El alcohol es otra de las ausencias debidas a la influencia del Corán. Nuestros viajeros lo compensarán con una petaca que les hará más llevadero el omnipresente refresco de cola que vendía Joan Crawford. Ocasionalmente, algún guía pillastre ofrecerá a los visitantes la opción elaborada clandestinamente, que sólo parece aceptable a quienes no han tenido la opción de libar espíritus elaborados con más competencia. Como suele pasar, las prohibiciones estrictas no sólo incitan a su quebrantamiento, sino que decantan a la gente a opciones no prohibidas pero no por ello menos perjudiciales. El autor tendrá ocasión de constatar la desaforada afición de los guías a hacerse con hojas de qat para mascar y Kemal/Qué Mal se desviará más de una vez del itinerario por hacerse con un buen manojo de estas hojas de efecto narcótico.
Aún así, el peligro y el misterio no han abandonado los periplos por estas tierras; el asfalto no llega a todos los lados y tanto las dunas como los pedregales del desierto no se rinden fácilmente a quienes los quieren penetrar.

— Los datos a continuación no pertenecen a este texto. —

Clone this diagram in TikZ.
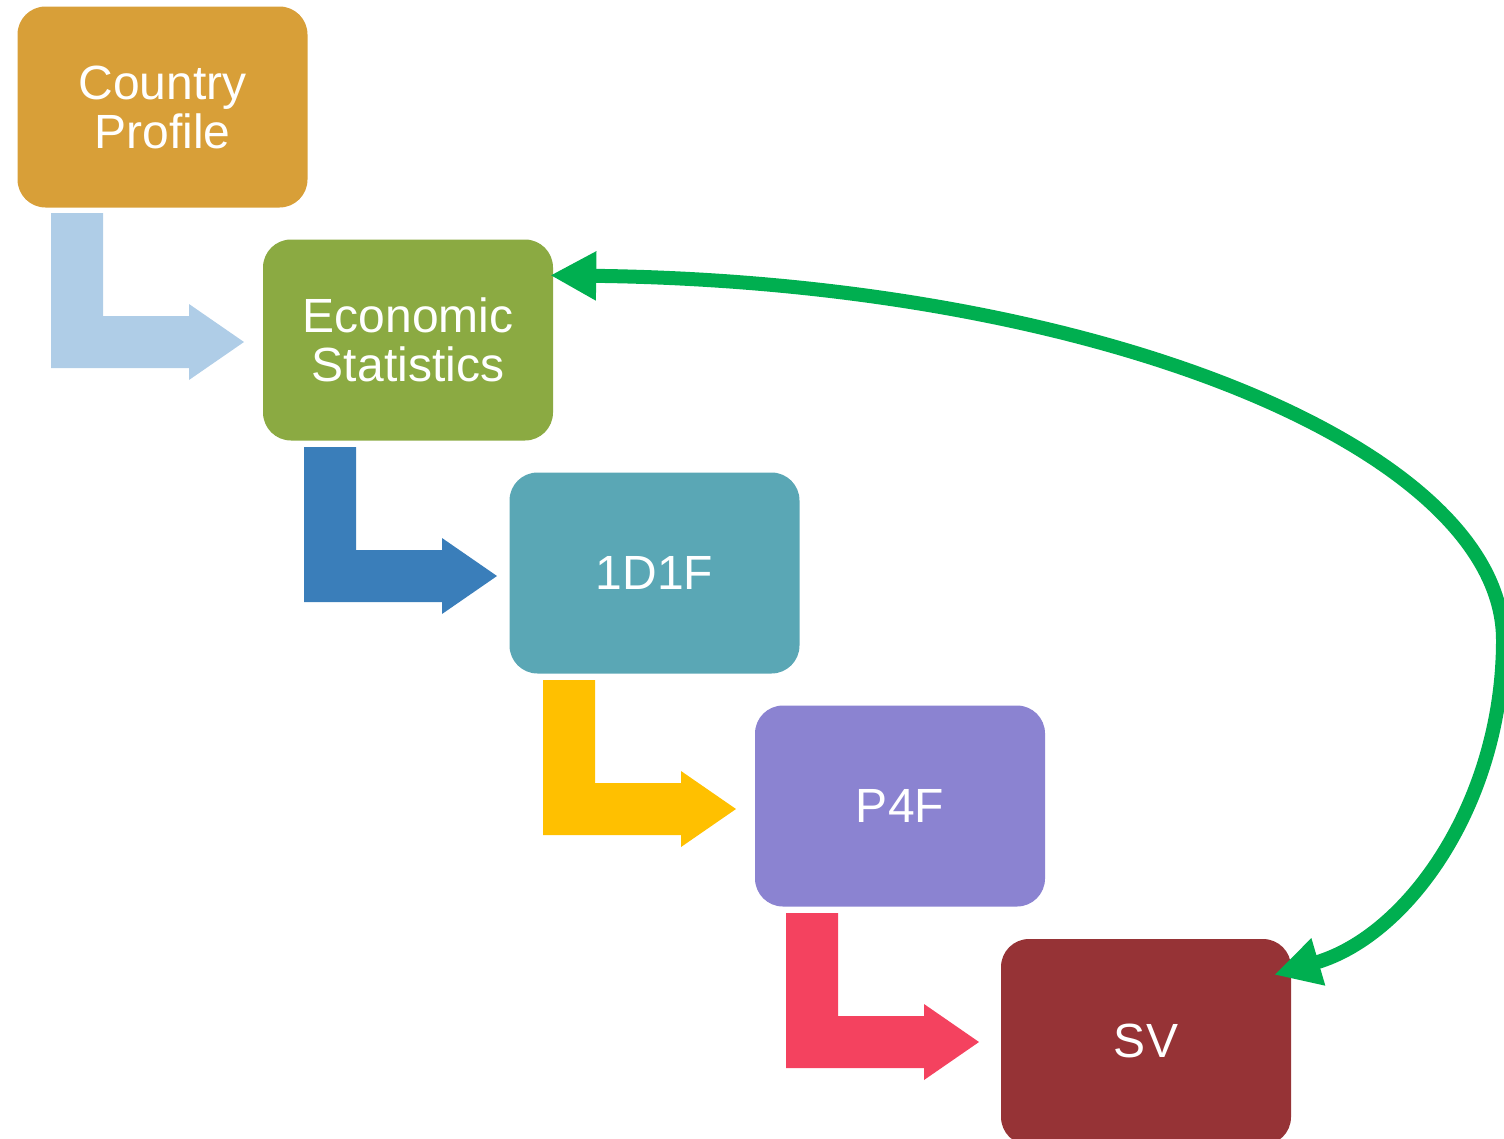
\documentclass[tikz,border=0pt]{standalone}
\usepackage{fontspec}
\setmainfont{Liberation Sans}
\usetikzlibrary{arrows.meta,calc}
\definecolor{cpC}{HTML}{D89F38}
\definecolor{esC}{HTML}{8BAA42}
\definecolor{odC}{HTML}{5AA7B5}
\definecolor{pfC}{HTML}{8B83D1}
\definecolor{svC}{HTML}{963336}
\definecolor{lbC}{HTML}{AFCDE7}
\definecolor{blC}{HTML}{3A7EBA}
\definecolor{ylC}{HTML}{FFC000}
\definecolor{rdC}{HTML}{F4425F}
\definecolor{grC}{HTML}{00AF50}
\newcommand\bentarr[3]{\fill[#1] (#2,#3) -- ++(52,0) -- ++(0,103) -- ++(86,0) -- ++(0,-12) -- ++(55,38) -- ++(-55,38) -- ++(0,-12) -- ++(-138,0) -- cycle;}
\tikzset{
  stepbox/.style={fill=#1, draw=none, rounded corners=28pt, minimum width=290pt, minimum height=201pt,
    text=white, align=center, font=\fontsize{48}{49}\selectfont, inner sep=0pt, text depth=0pt},
  greenarr/.style={draw=grC, line width=14pt,
    {Triangle[length=46pt,width=46pt]}-{Triangle[length=46pt,width=46pt]}}
}
\begin{document}
\begin{tikzpicture}[x=1pt,y=-1pt]
\useasboundingbox (0,0) rectangle (1504,1138);
\node[stepbox=cpC] (cp) at (162.5,107) {Country\\Profile};
\node[stepbox=esC] (es) at (408,340) {Economic\\Statistics};
\node[stepbox=odC] (od) at (654.5,573) {1D1F};
\node[stepbox=pfC] (pf) at (900,806) {P4F};
\node[stepbox=svC, minimum height=206pt] (sv) at (1146,1042) {\raisebox{3pt}{SV}};
\bentarr{lbC}{51}{213}
\bentarr{blC}{304}{447}
\bentarr{ylC}{543}{680}
\bentarr{rdC}{786}{913}
\coordinate (gA) at ($(es.north east)+(-3,36)$);
\coordinate (gB) at ($(sv.north east)+(-17,36)$);
\draw[greenarr] (gA) .. controls (1100,282) and (1503,450) .. (1503,640) .. controls (1503,800) and (1410,935) .. (gB);
\end{tikzpicture}
\end{document}
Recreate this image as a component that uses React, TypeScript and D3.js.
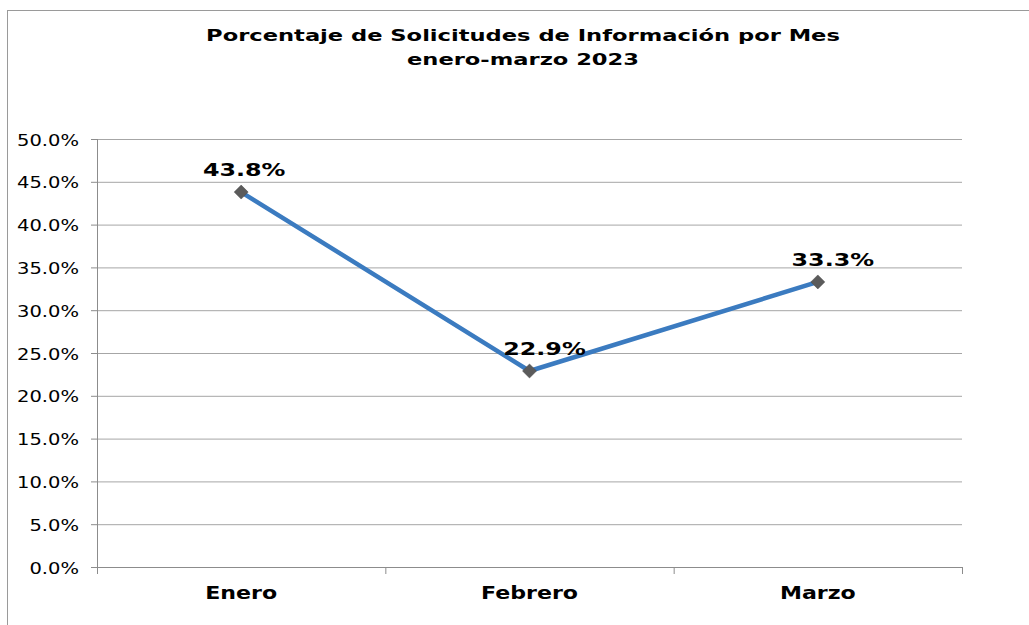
import React from "react";
import * as d3 from "d3";

const months = ["Enero", "Febrero", "Marzo"];
const percentages = [43.8, 22.9, 33.3];
const yTicks = [0, 5, 10, 15, 20, 25, 30, 35, 40, 45, 50];
const titleLines = ["Porcentaje de Solicitudes de Información por Mes", "enero-marzo 2023"];

const W = 1029;
const H = 625;
const left = 97;
const right = 962;
const top = 139;
const bottom = 567;
const font = "'DejaVu Sans', Verdana, sans-serif";

// the reference text is wide (Verdana-like), so stretch DejaVu horizontally
const Txt = ({ x, y, sx, size, bold, anchor, children }: any) => (
  <text
    transform={`translate(${x},${y}) scale(${sx},1)`}
    textAnchor={anchor ?? "middle"}
    fontFamily={font}
    fontWeight={bold ? "bold" : "normal"}
    fontSize={size}
    fill="#000"
  >
    {children}
  </text>
);

const App = () => {
  const x = d3.scaleBand<string>().domain(months).range([left, right]).padding(0);
  const y = d3.scaleLinear().domain([0, 50]).range([bottom, top]);
  const cx = (m: string) => (x(m) ?? 0) + x.bandwidth() / 2;

  const line = d3
    .line<number>()
    .x((_, i) => cx(months[i]))
    .y((d) => y(d));

  const boundaries = [...months.map((m) => x(m) ?? 0), right];
  const diamond = d3.symbol().type(d3.symbolDiamond2).size(125)();

  return (
    <svg width={W} height={H} style={{ position: "absolute", left: 0, top: 0, background: "#fff" }}>
      <rect x={7.5} y={10.5} width={W + 20} height={H + 20} fill="#fff" stroke="#9a9a9a" strokeWidth={1} />
      {titleLines.map((t, i) => (
        <Txt key={t} x={523} y={41 + i * 23.5} sx={1.37} size={16.5} bold>
          {t}
        </Txt>
      ))}
      {yTicks.map((t) => (
        <g key={t}>
          {t > 0 && <line x1={left} x2={right} y1={y(t) + 0.5} y2={y(t) + 0.5} stroke="#a6a6a6" strokeWidth={1} />}
          <line x1={left - 6} x2={left} y1={y(t) + 0.5} y2={y(t) + 0.5} stroke="#8c8c8c" strokeWidth={1} />
          <Txt x={79} y={y(t) + 6.5} sx={1.22} size={16} anchor="end">
            {t.toFixed(1)}%
          </Txt>
        </g>
      ))}
      <line x1={left + 0.5} x2={left + 0.5} y1={top} y2={bottom + 6} stroke="#8c8c8c" strokeWidth={1} />
      <line x1={left} x2={right} y1={bottom + 0.5} y2={bottom + 0.5} stroke="#8c8c8c" strokeWidth={1} />
      {boundaries.map((b, i) => (
        <line key={i} x1={b + 0.5} x2={b + 0.5} y1={bottom} y2={bottom + 7} stroke="#8c8c8c" strokeWidth={1} />
      ))}
      {months.map((m) => (
        <Txt key={m} x={cx(m)} y={599} sx={1.3} size={17} bold>
          {m}
        </Txt>
      ))}
      <path d={line(percentages) ?? ""} fill="none" stroke="#3b7bc0" strokeWidth={4.5} strokeLinejoin="round" />
      {percentages.map((v, i) => (
        <path key={i} d={diamond ?? ""} transform={`translate(${cx(months[i])},${y(v)})`} fill="#5b5b5b" stroke="#4a4a4a" strokeWidth={0.5} />
      ))}
      {percentages.map((v, i) => (
        <Txt key={"l" + i} x={cx(months[i]) + [3, 15, 15][i]} y={y(v) - 16} sx={1.36} size={17.5} bold>
          {v.toFixed(1)}%
        </Txt>
      ))}
    </svg>
  );
};

export default App;
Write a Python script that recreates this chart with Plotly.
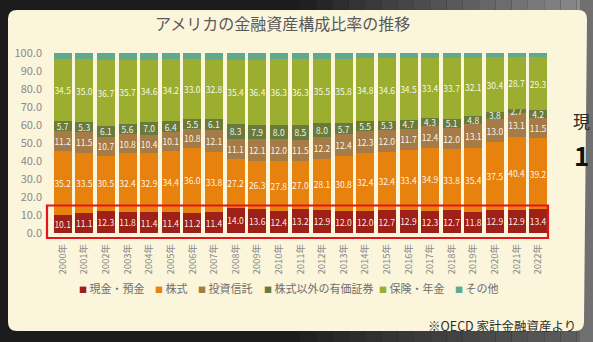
import plotly.graph_objects as go

# ---- data: share of US household financial assets (%) ----
years = ["2000年", "2001年", "2002年", "2003年", "2004年", "2005年", "2006年", "2007年",
         "2008年", "2009年", "2010年", "2011年", "2012年", "2013年", "2014年", "2015年",
         "2016年", "2017年", "2018年", "2019年", "2020年", "2021年", "2022年"]

cash = [10.1, 11.1, 12.3, 11.8, 11.4, 11.4, 11.2, 11.4, 14.0, 13.6, 12.4, 13.2,
        12.9, 12.0, 12.0, 12.7, 12.9, 12.3, 12.7, 11.8, 12.9, 12.9, 13.4]
stocks = [35.2, 33.5, 30.5, 32.4, 32.9, 34.4, 36.0, 33.8, 27.2, 26.3, 27.8, 27.0,
          28.1, 30.8, 32.4, 32.4, 33.4, 34.9, 33.8, 35.4, 37.5, 40.4, 39.2]
trusts = [11.2, 11.5, 10.7, 10.8, 10.4, 10.1, 10.8, 12.1, 11.1, 12.1, 12.0, 11.5,
          12.2, 12.4, 12.3, 12.0, 11.7, 12.4, 12.0, 13.1, 13.0, 13.1, 11.5]
other_securities = [5.7, 5.3, 6.1, 5.6, 7.0, 6.4, 5.5, 6.1, 8.3, 7.9, 8.0, 8.5,
                    8.0, 5.7, 5.5, 5.3, 4.7, 4.3, 5.1, 4.8, 3.8, 2.7, 4.2]
insurance = [34.5, 35.0, 36.7, 35.7, 34.6, 34.2, 33.0, 32.8, 35.4, 36.4, 36.3, 36.3,
             35.5, 35.8, 34.8, 34.6, 34.5, 33.4, 33.7, 32.1, 30.4, 28.7, 29.3]
others = [3.3, 3.6, 3.7, 3.7, 3.7, 3.5, 3.5, 3.8, 4.0, 3.7, 3.5, 3.5,
          3.3, 3.3, 3.0, 3.0, 2.8, 2.7, 2.7, 2.8, 2.4, 2.2, 2.4]

series_names = ["現金・預金", "株式", "投資信託", "株式以外の有価証券", "保険・年金", "その他"]
series_values = [cash, stocks, trusts, other_securities, insurance, others]
series_colors = ["#9E2018", "#E8820E", "#A57B48", "#697B3C", "#9BAE30", "#60A98C"]
series_labelled = [True, True, True, True, True, False]

y_ticks = [0, 10, 20, 30, 40, 50, 60, 70, 80, 90, 100]

# ---- page geometry ----
FONT = "Noto Sans CJK JP"
W, H = 593, 342
ML, MR, MT, MB = 52, 44, 53, 109
PW, PH = W - ML - MR, H - MT - MB


def fx(px):
    """pixel column -> paper x"""
    return (px - ML) / PW


def fy(py):
    """pixel row -> paper y"""
    return (H - MB - py) / PH


fig = go.Figure()

for name, vals, color, lab in zip(series_names, series_values, series_colors, series_labelled):
    fig.add_trace(go.Bar(
        x=years, y=vals, name=name,
        marker=dict(color=color, line=dict(width=0)),
        text=[f"{v:.1f}" for v in vals] if lab else None,
        textposition="inside", insidetextanchor="middle", textangle=0,
        textfont=dict(family=FONT, size=8.5, color="rgba(255,255,255,0.93)"),
        showlegend=False, hoverinfo="skip",
    ))

shapes = []

# dark surround, lighter towards the right edge
steps = 18
for i in range(steps):
    x0 = 300 + i * (W - 300) / steps
    x1 = 300 + (i + 1) * (W - 300) / steps
    g_top = int(0x1a + (0x8c - 0x1a) * (i + 1) / steps)
    g_bot = int(0x1e + (0x60 - 0x1e) * (i + 1) / steps)
    shapes.append(dict(type="rect", xref="paper", yref="paper", layer="below",
                       x0=fx(x0), x1=fx(x1), y0=fy(0), y1=fy(11),
                       fillcolor=f"rgb({g_top},{g_top},{g_top})", line=dict(width=0)))
    shapes.append(dict(type="rect", xref="paper", yref="paper", layer="below",
                       x0=fx(x0), x1=fx(x1), y0=fy(330), y1=fy(H),
                       fillcolor=f"rgb({g_bot},{g_bot},{g_bot})", line=dict(width=0)))
shapes.append(dict(type="rect", xref="paper", yref="paper", layer="below",
                   x0=fx(580), x1=fx(W), y0=fy(0), y1=fy(H),
                   fillcolor="#707070", line=dict(width=0)))

# cream slide panel with rounded corners
pl, pt, pr, pb, r = 8, 10, 587, 331, 9
path = (
    f"M {fx(pl + r)} {fy(pt)} L {fx(pr - r)} {fy(pt)} "
    f"Q {fx(pr)} {fy(pt)} {fx(pr)} {fy(pt + r)} "
    f"L {fx(pr - 3)} {fy(pb - r)} Q {fx(pr - 3)} {fy(pb)} {fx(pr - 3 - r)} {fy(pb)} "
    f"L {fx(pl + r)} {fy(pb)} Q {fx(pl)} {fy(pb)} {fx(pl)} {fy(pb - r)} "
    f"L {fx(pl)} {fy(pt + r)} Q {fx(pl)} {fy(pt)} {fx(pl + r)} {fy(pt)} Z"
)
shapes.append(dict(type="path", xref="paper", yref="paper", layer="below", path=path,
                   fillcolor="#FAF5DB", line=dict(width=0)))

# red highlight frame around the cash & deposits row
shapes.append(dict(type="rect", xref="paper", yref="paper", layer="above",
                   x0=fx(47), x1=fx(548), y0=fy(238), y1=fy(205.5),
                   fillcolor="rgba(0,0,0,0)", line=dict(color="#E3141B", width=2.2)))

annotations = [
    dict(text="アメリカの金融資産構成比率の推移", xref="paper", yref="paper",
         x=fx(282), y=fy(23), xanchor="center", yanchor="middle", showarrow=False,
         font=dict(family=FONT, size=16, color="#5a5a5a")),
    dict(text="※OECD 家計金融資産より", xref="paper", yref="paper",
         x=fx(578), y=fy(325), xanchor="right", yanchor="middle", showarrow=False,
         font=dict(family=FONT, size=12.5, color="#2e2e2e")),
    dict(text="現", xref="paper", yref="paper", x=fx(571), y=fy(120),
         xanchor="left", yanchor="middle", showarrow=False,
         font=dict(family=FONT, size=17, color="#2a2a2a")),
    dict(text="<b>1</b>", xref="paper", yref="paper", x=fx(572), y=fy(154),
         xanchor="left", yanchor="middle", showarrow=False,
         font=dict(family=FONT, size=26, color="#111111")),
]

# legend row: coloured square + series name
legend_left_px = [77, 153, 196, 262, 377, 453]
for name, color, lx in zip(series_names, series_colors, legend_left_px):
    annotations.append(dict(
        text=f"<span style='color:{color};font-size:8px'>■</span> {name}",
        xref="paper", yref="paper", x=fx(lx), y=fy(288),
        xanchor="left", yanchor="middle", showarrow=False,
        font=dict(family=FONT, size=11, color="#6e6e6e")))

fig.update_layout(
    width=W, height=H,
    margin=dict(l=ML, r=MR, t=MT, b=MB, pad=0),
    paper_bgcolor="#1c1c1c",
    plot_bgcolor="#FFFDF2",
    barmode="stack",
    bargap=0.17,
    uniformtext=dict(minsize=8.5, mode="show"),
    showlegend=False,
    shapes=shapes,
    annotations=annotations,
    xaxis=dict(
        type="category", tickangle=-90, showgrid=False, zeroline=False, showline=False,
        ticks="", ticklabelstandoff=8,
        tickfont=dict(family=FONT, size=9.5, color="#8a8a8a"),
    ),
    yaxis=dict(
        range=[0, 100], tickvals=y_ticks, tickformat=".1f", showgrid=False,
        zeroline=False, showline=False, ticks="", ticklabelstandoff=9,
        tickfont=dict(family=FONT, size=11, color="#8a8a8a"),
    ),
)

fig.write_html("out.html")
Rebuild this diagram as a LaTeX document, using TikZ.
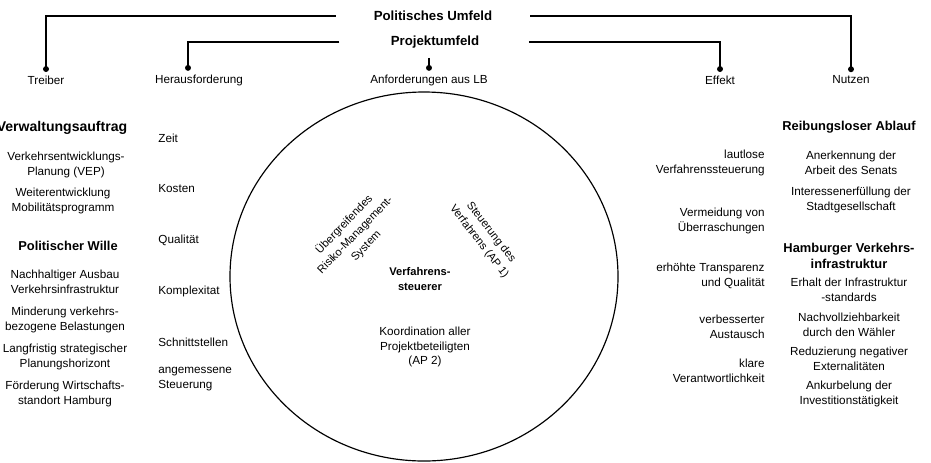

Bajo el humor del relato, y pese la general falta de concordancia entre lo imaginado previamente y lo vivido in situ, y de la banalización de los antiguos ritos para consumo turístico, persisten destellos de las visiones de Rimbaud y de los sueños del reino de Saba.
Notas:
[1] Me refiero en este caso al explorador, claro.
[2] Suddenly, Last Summer, película dirigida en 1959 por Joseph L. Mankiewicz, adaptación de la obra teatral homónima de Tennessee Williams.